D. Raja, Rajya Sabha member from the Communist Party of India, denied that there was consensus in the Lok Sabha on this issue.

A circular of the Rural Development Ministry dated July 21, 2014, stated that attention would be paid to backward blocks while conducting the labour budgeting exercise along with the State governments. Budgetary allocation is conventionally decided by the State governments, after consultation with the Centre, as the MGNREGS is essentially a demand-driven programme.

P. Rajeeve, CPI(M) member in the Rajya Sabha, pointed out that the Intensive Participatory Planning Exercise was launched only in 2,500 blocks, which was much less than the total number of blocks (6,576) classified as backward by the Planning Commission. He said the government calculated the labour budget at Rs.61,200 crore for 2014-15 but the funds allocated were half of that. In 2013-14, the payable unemployment allowance was around Rs.2,923.80 crore but not a single rupee was paid to any worker under this head.
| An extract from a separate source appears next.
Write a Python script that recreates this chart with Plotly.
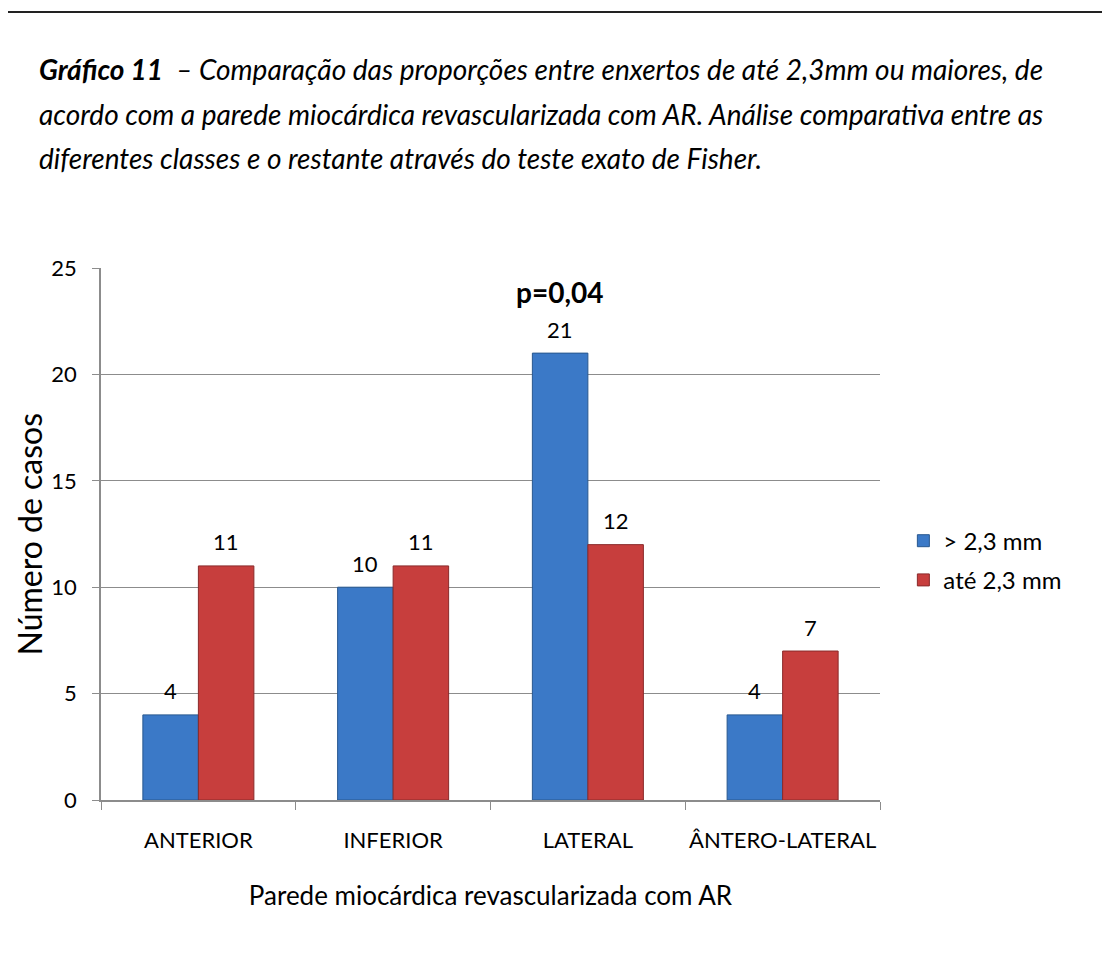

Birender Singh refused to give a clear reply to the members’ questions on reduced coverage under the scheme.

Om Parkash Palati, a former office-bearer of the All India Agricultural Workers Union in Hisar district of Haryana, said: “The MGNREGS provides 100 days of work a year and agricultural work is for around three months a year. Now is the time to give employment under the scheme. Agricultural work has ceased. We should get MGNREGS work when agricultural work is not available but the panchayats always release works for the scheme during the harvest and cultivation seasons. That is one reason why there is shortage of labour for agricultural operations as people prefer to take up MGNREGS works as it guarantees wages and their self-respect. In the lean agricultural months, we do not actually get any work. That is the time when they should release work under the scheme. The worker is sitting idle now. The poor seek work all year round. They would like to do both normal agricultural work as well as MGNREGS work. It is not true that there is a labour shortage for work.”

He said the panchayat could sanction pucca work (long-term assets) such as planting and grooming of trees all through the year. “It is environment friendly too and people can be employed for longer durations. Other works that could be considered are laying of village roads and cleaning of canals, works that are required to be done on a regular basis. But panchayats use machines to lay roads and dredge canals, and that is the reason for unemployment. We get beaten up for demanding to know what works had been sanctioned,” he said.

According to him, one Dilbagh was beaten up at Mojahadpur village in Hansi tehsil for making an application under the Right to Information Act demanding to know what works were sanctioned by the village panchayat.

There is a great demand for work even in the so-called better-off States. Clearly, MGNREGS works may not have had a spectacular effect on the lives of the rural people but they have had several positive outcomes, one of them being guaranteed wage work and a degree of reduced dependence on the landed. At the time of the enactment of the MGNREGA, the Left parties had demanded an employment guarantee scheme for the urban poor. Ironically, even the scheme for the rural poor seems to be under threat.